Mayday Parade didn’t just drop an EP back in 2006. They built a blueprint for emotionally honest pop-punk before it got polished, packaged, and watered down.


Tales Told By Dead Friends was never meant to be perfect. That’s exactly why it still works.

Let’s be real. A lot of early emo is remembered for its aesthetic more than its substance. Side-swept hair, dramatic lyrics, the whole thing. But this project cuts deeper than that. It wasn’t trying to perform heartbreak. It was documenting it in real time.


Across six tracks, the band leans into rawness instead of refinement. The production feels loose, almost fragile in places, like the songs could fall apart if pushed too hard. Guitars ring out without being over-layered, drums hit with urgency instead of precision, and the whole thing carries this restless energy that feels impossible to fake.


Vocally, there’s no attempt to smooth things out. The delivery is emotional, slightly unsteady, and completely believable. It sounds like someone trying to get everything out before they lose the nerve to say it. That urgency is what gives tracks like “Three Cheers for Five Years” and “When I Get Home, You’re So Dead” their staying power.


Lyrically, this is where the EP really locks in. No overcomplicated metaphors, no hiding behind clever writing tricks. Just direct, emotionally loaded lines about relationships falling apart, things left unsaid, and the kind of regret that doesn’t fade cleanly. It’s messy, in the way real emotions are.


What makes this reissue hit harder is the context. This was a fully independent release, sold out of Warped Tour parking lots before the band had any industry backing. That DIY energy is baked into every second of it. It feels untouched by trends because it existed before the trend cycle even caught up.


Now, 20 years later, the Record Store Day vinyl isn’t just a collector’s piece. It’s a reminder.

This wasn’t a phase. It was a feeling. And clearly, it never left.



When you listen back to Tales Told By Dead Friends now, what moments feel the most raw or surprising to you?


When I listen back to it now the whole thing feels raw in a good way, i love the vibe that was captured. What surprises me most is just how good the lyrics were for a bunch of 18 year old kids, and I remember all these songs came together so quick, we wrote three cheers for five years the first time we practiced together.


The EP has a loose, almost fragile production style. If you made it today, would you keep that same energy or refine it?


I think we would try to keep it close as possible, but we probably would screw it up. I feel like no matter how hard you try to recreate something there will always be subtle changes that add up to make the whole thing feel different. I feel like this EP has held up pretty well for the time it was recorded.


You originally released this independently. How does returning to that era shape how you think about the industry now?


It’s definitely easier being independent now, there are so many avenues to push your music that didn’t exist before. When we released TTBDF we didn’t want to be independent, it wasn’t a good time to be independent and we really need that label push to help us find new fans. fearless records were a wonderful label who really helped us a lot, I can’t say enough good things about them.


Fans have grown up alongside these songs. How has performing them live changed as both you and your audience have evolved?

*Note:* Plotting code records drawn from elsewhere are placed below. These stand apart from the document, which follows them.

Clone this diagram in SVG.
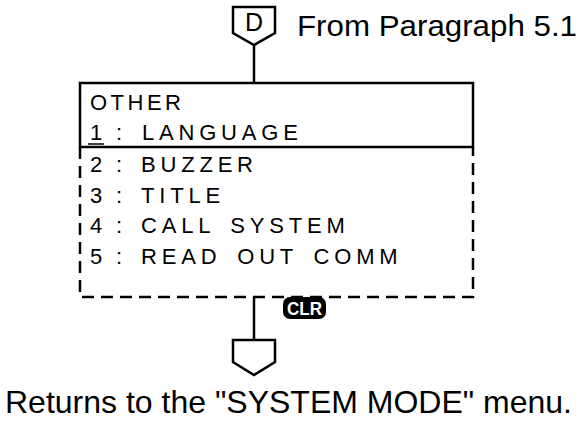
<svg xmlns="http://www.w3.org/2000/svg" width="580" height="425" viewBox="0 0 580 425">
<style>
.ln{fill:none;stroke:#000;stroke-width:2.5}
.dash{fill:none;stroke:#000;stroke-width:2.5;stroke-dasharray:12,7}
.menu{font-family:"Liberation Sans",Arial,sans-serif;font-size:22px;letter-spacing:4.8px;word-spacing:5px;fill:#000}
.lbl{font-family:"Liberation Sans",Arial,sans-serif;fill:#000}
.clrt{font-family:"Liberation Sans",Arial,sans-serif;font-size:18px;font-weight:bold;fill:#fff}
</style>
<rect width="580" height="425" fill="#fff"/>
<g id="connectors">
<line class="ln" x1="254" y1="45" x2="254" y2="83"/>
<line class="ln" x1="254" y1="297" x2="254" y2="340"/>
</g>
<g id="from-D">
<path class="ln" d="M233,7 H275 V33 L254,45 L233,33 Z"/>
<text class="lbl" x="254" y="31" font-size="25" text-anchor="middle">D</text>
<text class="lbl" x="297" y="36" font-size="30" textLength="280" lengthAdjust="spacingAndGlyphs">From Paragraph 5.1</text>
</g>
<g id="menu">
<path class="ln" d="M80,147 V83 H473 V147 Z"/>
<path class="dash" d="M80,147 V297 H473 V147"/>
<text class="menu" x="90" y="110" style="letter-spacing:3.5px">OTHER</text>
<text class="menu" y="140"><tspan x="90">1</tspan><tspan x="116">:</tspan><tspan x="142">LANGUAGE</tspan></text>
<line x1="88" y1="144" x2="104" y2="144" stroke="#000" stroke-width="1.5"/>
<text class="menu" y="172"><tspan x="90">2</tspan><tspan x="116">:</tspan><tspan x="141">BUZZER</tspan></text>
<text class="menu" y="203"><tspan x="90">3</tspan><tspan x="116">:</tspan><tspan x="141">TITLE</tspan></text>
<text class="menu" y="233"><tspan x="90">4</tspan><tspan x="116">:</tspan><tspan x="141">CALL SYSTEM</tspan></text>
<text class="menu" y="264"><tspan x="90">5</tspan><tspan x="116">:</tspan><tspan x="141">READ OUT COMM</tspan></text>
</g>
<g id="clr">
<rect x="283" y="297" width="43" height="22" rx="7" fill="#000"/>
<text class="clrt" x="304.5" y="315" text-anchor="middle" textLength="35" lengthAdjust="spacingAndGlyphs">CLR</text>
</g>
<g id="return">
<path class="ln" d="M233,340 H275 V362 L254,375 L233,362 Z"/>
<text class="lbl" x="5" y="413" font-size="32" textLength="567" lengthAdjust="spacingAndGlyphs">Returns to the "SYSTEM MODE" menu.</text>
</g>
</svg>
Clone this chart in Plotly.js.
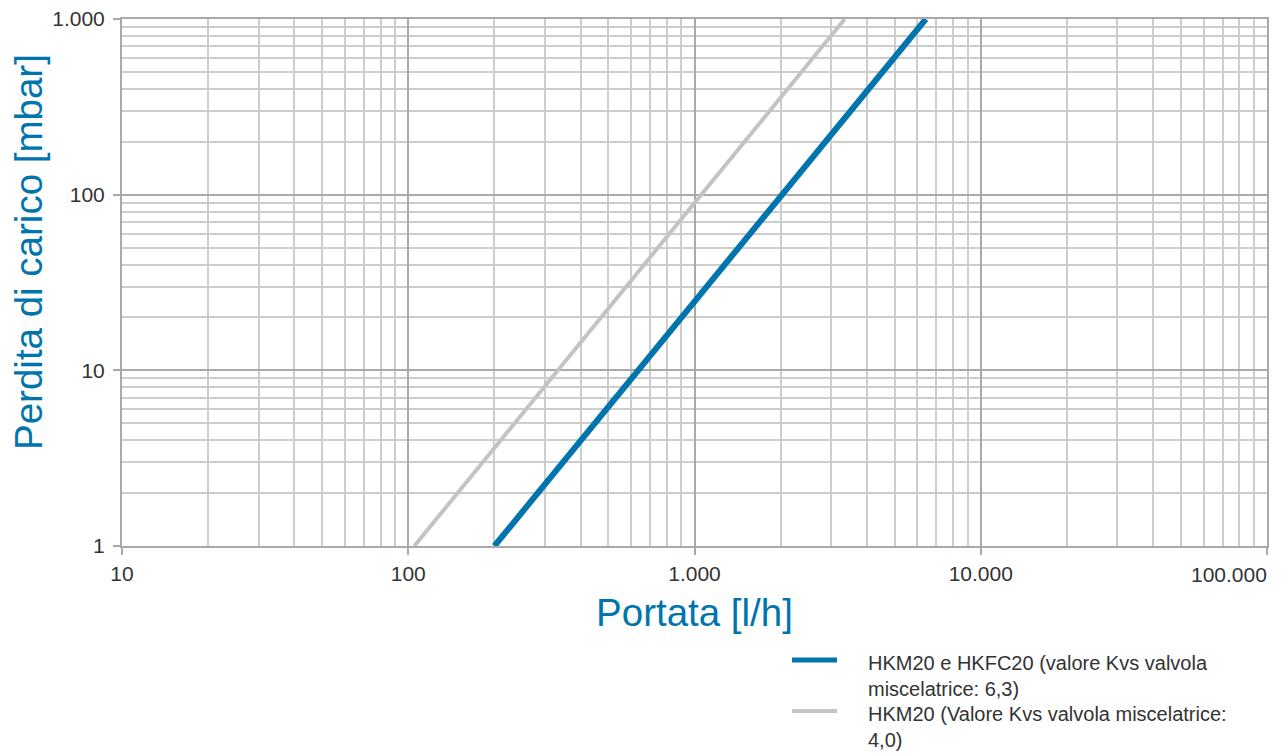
<!DOCTYPE html>
<html>
<head>
<meta charset="utf-8">
<script src="https://cdn.plot.ly/plotly-3.0.1.min.js"></script>
<style>html,body{margin:0;padding:0;background:#fff;}#chart{width:1284px;height:753px;}</style>
</head>
<body>
<div id="chart"></div>
<script>
// Data (flow l/h vs pressure loss mbar)
const seriesNames = [
  "HKM20 e HKFC20 (valore Kvs valvola<br>miscelatrice: 6,3)",
  "HKM20 (Valore Kvs valvola miscelatrice:<br>4,0)"
];
const blueFlow = [200, 6430];
const blueLoss = [1, 1000];
const grayFlow = [105, 3350];
const grayLoss = [1, 1000];

const xTickVals = [10, 100, 1000, 10000, 100000];
const xTickText = ["10", "100", "1.000", "10.000", "100.000"];
const yTickVals = [1, 10, 100, 1000];
const yTickText = ["1", "10", "100", "1.000"];
const xTitle = "Portata [l/h]";
const yTitle = "Perdita di carico [mbar]";

function minorVals(lo, hi) {
  const v = [];
  for (let d = lo; d < hi; d *= 10) for (let k = 2; k <= 9; k++) v.push(d * k);
  return v;
}

const BLUE = "#0075ad";
const GRAY_LINE = "#c3c3c3";
const MAJOR = "#a9a9a9";
const MINOR = "#cdcdcd";
const TXT = "#333333";
const FONT = '"Liberation Sans", Arial, Helvetica, sans-serif';

const traces = [
  { x: blueFlow, y: blueLoss, mode: "lines", name: seriesNames[0],
    line: { color: BLUE, width: 6 } },
  { x: grayFlow, y: grayLoss, mode: "lines", name: seriesNames[1],
    line: { color: GRAY_LINE, width: 4 } }
];

// last x tick label is right-aligned to its tick in the reference
const lastIdx = xTickVals.length - 1;
const xTickTextShown = xTickText.map((t, i) => i === lastIdx ? "" : t);

const axisCommon = {
  type: "log", automargin: false,
  showline: true, mirror: true, linecolor: MAJOR, linewidth: 2,
  showgrid: true, gridcolor: MAJOR, gridwidth: 2,
  ticks: "outside", ticklen: 7, tickwidth: 2, tickcolor: MAJOR,
  tickmode: "array", zeroline: false,
  tickfont: { family: FONT, size: 21, color: TXT }
};

const W = 1284, H = 753;
const PL = 122, PR = 1267, PT = 19, PB = 546;
const px2x = p => (p - PL) / (PR - PL);
const px2y = p => (PB - p) / (PB - PT);

// manual legend (sample line + text) to match the reference spacing
const legendRows = [
  { y: 660, textTop: 650, color: BLUE, width: 5, text: seriesNames[0] },
  { y: 711, textTop: 701, color: GRAY_LINE, width: 4, text: seriesNames[1] }
];
const shapes = legendRows.map(r => ({
  type: "line", xref: "paper", yref: "paper",
  x0: px2x(792), x1: px2x(837), y0: px2y(r.y), y1: px2y(r.y),
  line: { color: r.color, width: r.width }
}));
const annotations = legendRows.map(r => ({
  xref: "paper", yref: "paper",
  x: px2x(866), y: px2y(r.textTop),
  xanchor: "left", yanchor: "top", align: "left",
  text: r.text, showarrow: false,
  font: { family: FONT, size: 20, color: TXT }
}));
annotations.push({
  xref: "x", yref: "paper", x: Math.log10(xTickVals[lastIdx]), y: 0,
  xanchor: "right", yanchor: "top", yshift: -15, xshift: 2,
  text: xTickText[lastIdx], showarrow: false,
  font: { family: FONT, size: 21, color: TXT }
});
// y-axis title (placed above centre, as in the reference)
annotations.push({
  xref: "paper", yref: "paper", x: px2x(28), y: px2y(252),
  xanchor: "center", yanchor: "middle", textangle: -90,
  text: yTitle, showarrow: false,
  font: { family: FONT, size: 38.5, color: BLUE }
});

const layout = {
  width: W, height: H,
  margin: { l: PL, r: W - PR, t: PT, b: H - PB },
  paper_bgcolor: "#ffffff", plot_bgcolor: "#ffffff",
  font: { family: FONT, color: TXT },
  showlegend: false,
  shapes: shapes,
  annotations: annotations,
  xaxis: Object.assign({}, axisCommon, {
    range: [1, 5],
    tickvals: xTickVals, ticktext: xTickTextShown, ticklabelstandoff: 1,
    minor: { tickvals: minorVals(10, 100000), showgrid: true, gridcolor: MINOR, gridwidth: 2, ticks: "" },
    title: { text: xTitle, font: { family: FONT, size: 38.5, color: BLUE }, standoff: 15 }
  }),
  yaxis: Object.assign({}, axisCommon, {
    range: [0, 3],
    tickvals: yTickVals, ticktext: yTickText, ticklabelstandoff: 4,
    minor: { tickvals: minorVals(1, 1000), showgrid: true, gridcolor: MINOR, gridwidth: 2, ticks: "" }
  })
};

Plotly.newPlot("chart", traces, layout, { displayModeBar: false, staticPlot: true });
</script>
</body>
</html>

You can tell the long time fans by who sings along to these songs when we play them live. They never feel old though, anytime we throw one in the set it always still feels good to play it. I think these songs mean more to the fans now than they did when it came out, it’s full of nostalgia.


Looking at how emo has resurfaced with newer artists, what do you think they misunderstand about what made this era connect so deeply?


I don’t know, that’s a good question. I think maybe at the time it connected more because it was something that was hard to find, and when you found a new artist, you really held onto them like it was a prize possession. I remember in high school computer class I would be looking up record labels to see if they had signed any new bands I hadn’t heard of, that was the only way to find this type of music back then.


This was before MySpace was a thing, most of them time you heard of a new band through word of mouth or a friend showing you a cd in his car, and then you’d have to go to the record store and hope they’d have a cd in stock.